Since then, it has grown quickly in the last four years with help from various investors, state funds and other programs, particularly since early 2018. The company sold 24,000 wholesale vehicles in August – well over twice the rate from a year earlier, although that's still just 2% of all vehicles sold at U.S. auctions.
Its workforce has swelled to 1,011 nationwide, with 372 in Buffalo. It's also steadily added to its executive leadership, which was already deeply rooted in entrepreneurs. Magnuszewski, its co-founder, previously led the Z80 Labs technology incubator program that Levy and Ron Schreiber started. And CEO George Chamoun previously founded Synacor.
On Tuesday, ACV said it had received another $150 million in funding through five major venture capital and investment firms. It was the terms of that funding that determined ACV's new market value. The latest round was led by Wellington Management Company and Fidelity Management & Research Co. – both based in Boston – and included more money from existing investors like Bain Capital Ventures, Bessemer Venture Partners and Tribeca Venture Partners.
In all, ACV has now raised nearly $300 million in five separate funding rounds since its launch, and it's widely expected to go public within the next two to three years.
"What ACV really represents is the ability to scale and attract significant and sophisticated investment dollars into our region," Gress said. "Here in Western New York alone, they’ve created hundreds of jobs and are every day growing their sales. This is what new companies that are coming to Buffalo to be part of the startup community want to emulate. The’re a shining example of what others want to follow."
That's a credit not only to the company, Levy said, but also to the state and local efforts to create what has been called an "entrepreneurial ecosystem" in Western New York to support and grow startup companies.
"That's pretty spectacular," Levy said. "They took advantage of virtually everything that was put in place to create this environment. It’s such validation of everything that we set out to do. So anybody that wants to sit here and complain better look in the mirror, because you can sit here and do it."
And it'll pay dividends for years to come, he added. The company has already created "a massive amount of jobs," Levy said, but when it goes public, it'll also create dozens of millionaires, who will turn around to buy houses and cars, patronize local restaurants and retailers, and otherwise spend that money in a "mushroom effect" on the region.
"This exciting milestone is the clearest example of the growth and great strides being made by Buffalo’s venture based entrepreneurial economy," said Eric Gertler, acting commissioner and CEO-designate of Empire State Development Corp. "With its talent base and energy, Buffalo is emerging as a premier innovation and startup center."
Some of the top leaders also may become angel investors on their own – like ACV co-founder Greco – to help fund the next round of entrepreneurs in the region, Levy said.
For now, ACV said it planned to use the additional cash to continue investing in its technology-based products, while also expanding into new markets, particularly from Texas to California.
Its mobile app technology provides a range of services including third-party inspections, title and payment processing and even transportation. It also manages accounts and arbitration. Already, the company says, its Vehicle Condition Inspection and Report has become a standard for the industry.
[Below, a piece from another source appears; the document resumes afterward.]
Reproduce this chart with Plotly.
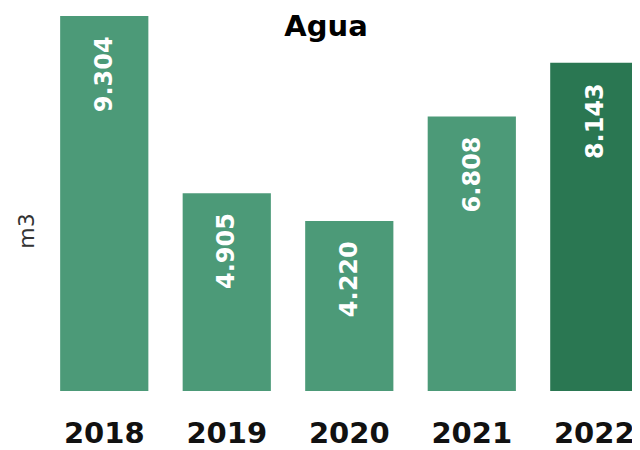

It has patents pending on an imaging tool called Virtual Lift - which takes pictures of the underside of cars to eliminate a typical blindspot for inspections – and on its Audio Motor Profile tool that captures clear sound of the car's engine while running, to demonstrate its actual condition.
ACV will use the money to expand its workforce and reach across North America. It currently serves customers in 140 markets – up from just 30 at the start of 2018 – with over 400 full-time "vehicle condition inspectors," who are trained by the company to provide comprehensive reports on each car.